Haven - Vladimir Kush |
Há que
ignorá-las e avançar. Avançar sem olhar para trás. Avançar, apesar de tudo. Caso
contrário, é sério o risco de morrermos sem termos alguma vez vivido.
Sim,
porque se a vida for simplesmente um palco encenado por tradições cujas origens
desconhecemos, e que nem sequer curiosidade nos suscitam; se o cotidiano for
apenas uma peça de teatro que se desenrola entre personagens apáticos e fleumáticos,
escrita por desconhecidos que se ocultam nos bastidores; se o pensamento for tão
só um espaço fechado, qual caverna de Platão, onde a plateia permanece num
perímetro de segurança estrategicamente instalado, a salvo de ideias virgens, de
extrapolações fantásticas e de tomadas de consciência; então, está-se morto
para a vida!
Mas,
como se ignoram os limites impostos, era após era, com a pérfida e egotista subtileza
da malignidade imperante?
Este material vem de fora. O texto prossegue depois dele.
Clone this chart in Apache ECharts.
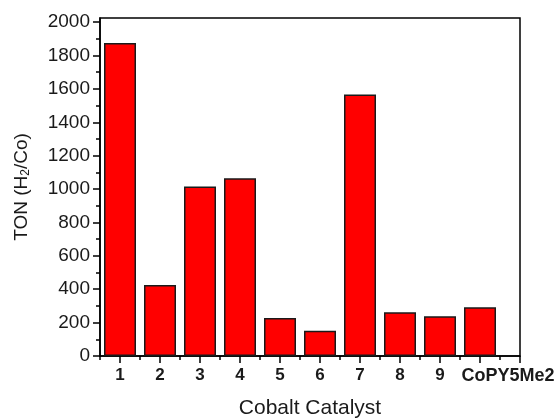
<!DOCTYPE html>
<html>
<head>
<meta charset="utf-8">
<script src="https://cdn.jsdelivr.net/npm/echarts@6/dist/echarts.min.js"></script>
<style>
  html, body { margin: 0; padding: 0; background: #fff; }
  #chart { width: 558px; height: 419px; }
</style>
</head>
<body>
<div id="chart"></div>
<script>
// Turnover numbers for each cobalt catalyst
const catalysts = ['1', '2', '3', '4', '5', '6', '7', '8', '9', 'CoPY5Me2'];
const tonValues = [1875, 425, 1015, 1065, 228, 152, 1567, 262, 238, 292];
const yTickLabels = [0, 200, 400, 600, 800, 1000, 1200, 1400, 1600, 1800, 2000];
const yMinorTicks = [100, 300, 500, 700, 900, 1100, 1300, 1500, 1700, 1900];

const positions = catalysts.map((_, i) => i + 1);
const xMajorTicks = positions.concat([catalysts.length + 1]);
const xMinorTicks = xMajorTicks.map(p => p - 0.5);
// the long last name sits a little to the right of its tick so it clears "9"
const LAST_SHIFT = 0.7;
const xLabelPositions = positions.map((p, i) => (i === positions.length - 1 ? p + LAST_SHIFT : p));

const FONT = '"Liberation Sans", Arial, sans-serif';

const chart = echarts.init(document.getElementById('chart'), null, { renderer: 'canvas' });

chart.setOption({
  animation: false,
  backgroundColor: '#fff',
  grid: {
    left: 100, right: 38, top: 18, bottom: 63,
    outerBoundsMode: 'none', containLabel: false,
    show: true, borderColor: '#000', borderWidth: 1.5, backgroundColor: 'transparent'
  },
  xAxis: [
    {
      type: 'value', min: 0.5, max: catalysts.length + 1,
      name: 'Cobalt Catalyst', nameLocation: 'middle', nameGap: 42,
      nameTextStyle: { fontFamily: FONT, fontSize: 21, color: '#1a1a1a' },
      axisLine: { show: true, onZero: false, lineStyle: { color: '#000', width: 1.5 } },
      axisTick: { show: true, customValues: xMajorTicks, length: 7, lineStyle: { color: '#000', width: 1.5 } },
      axisLabel: {
        customValues: xLabelPositions, margin: 11, hideOverlap: false,
        showMinLabel: true, showMaxLabel: true,
        fontFamily: FONT, fontSize: 17, fontWeight: 'bold', color: '#1a1a1a',
        formatter: v => {
          const name = catalysts[Math.min(Math.floor(v + 0.01), catalysts.length) - 1] || '';
          return name.length > 2 ? '{w|' + name + '}' : name;
        },
        rich: {
          w: { fontFamily: FONT, fontSize: 18, fontWeight: 'bold', color: '#1a1a1a' }
        }
      },
      splitLine: { show: false }
    },
    {
      type: 'value', min: 0.5, max: catalysts.length + 1, position: 'bottom',
      axisLine: { show: false },
      axisTick: { show: true, customValues: xMinorTicks, length: 4, lineStyle: { color: '#000', width: 1.5 } },
      axisLabel: { show: false },
      splitLine: { show: false }
    }
  ],
  yAxis: [
    {
      type: 'value', min: 0, max: 2025,
      name: '{t|TON (H}{s|2}{t|/Co)}', nameLocation: 'middle', nameGap: 68, nameRotate: 90,
      nameTextStyle: {
        rich: {
          t: { fontFamily: FONT, fontSize: 19, color: '#1a1a1a' },
          s: { fontFamily: FONT, fontSize: 12, color: '#1a1a1a', verticalAlign: 'bottom', padding: [8, 0, 0, 0] }
        }
      },
      axisLine: { show: true, onZero: false, lineStyle: { color: '#000', width: 1.5 } },
      axisTick: { show: true, customValues: yTickLabels, length: 7, lineStyle: { color: '#000', width: 1.5 } },
      axisLabel: {
        customValues: yTickLabels, margin: 10,
        fontFamily: FONT, fontSize: 19, color: '#1a1a1a',
        formatter: v => String(v)
      },
      splitLine: { show: false }
    },
    {
      type: 'value', min: 0, max: 2025, position: 'left',
      axisLine: { show: false },
      axisTick: { show: true, customValues: yMinorTicks, length: 4, lineStyle: { color: '#000', width: 1.5 } },
      axisLabel: { show: false },
      splitLine: { show: false }
    }
  ],
  series: [
    {
      type: 'bar',
      xAxisIndex: 0, yAxisIndex: 0,
      barWidth: 32,
      data: positions.map((p, i) => [p, tonValues[i]]),
      itemStyle: { color: '#ff0000', borderColor: '#1a1a1a', borderWidth: 1.5 }
    }
  ]
});
</script>
</body>
</html>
Como se apagam os estigmas seculares marcados na
mente, a ferro e fogo, pelos dogmas religiosos, pelas políticas simuladas,
pelas mentiras convenientes? Como se desconstroem pensamentos e convicções,
ideias pré-concebidas, ideais cristalizados, crenças e dogmas, leis e normas e
regras que, na sua aparente universalidade, tão-somente servem desejos e
situações elitistas e específicas?
Como?
Transpondo fronteiras, eliminando obstáculos, questionando incontestabilidades,
desmiuçando o que se toma como certo, esboroando até ao nada impedimentos gerais
e pessoais, ignorando miragens e seduções. Começando de novo, sozinhos, por nós
próprios, a partir do zero, porque tudo o que hoje temos é de lavra e pertença
de outros. Levando a sério a coragem que nos inflama o coração sempre que sentimos,
ainda que ao de leve, qualquer ínfimo fragmento da Verdade. Rumando em direcção
ao desconhecido, tão despojados quanto pudermos, depois de haver enterrado o
medo que sempre nos acompanhou antes de tomarmos posse e pulso da nossa própria
vida.
Para
lá de impostas fronteiras, de horizontes fictícios, existem vastidões
inexploradas, imensidades à espera que delas tenhamos consciência. Para lá dos
estigmas e dos pensamentos e conceitos estereotipados, existem, ao nosso
inteiro dispor, possibilidades infinitas. Possibilidades de pensamento, de
consciência, de criação.
Para
lá de impostas fronteiras, longe de repetições e propagandas, na mais completa
nudez de mente e alma, talvez encontremos a tão almejada resposta à mais
fundamental das perguntas: Quem sou eu?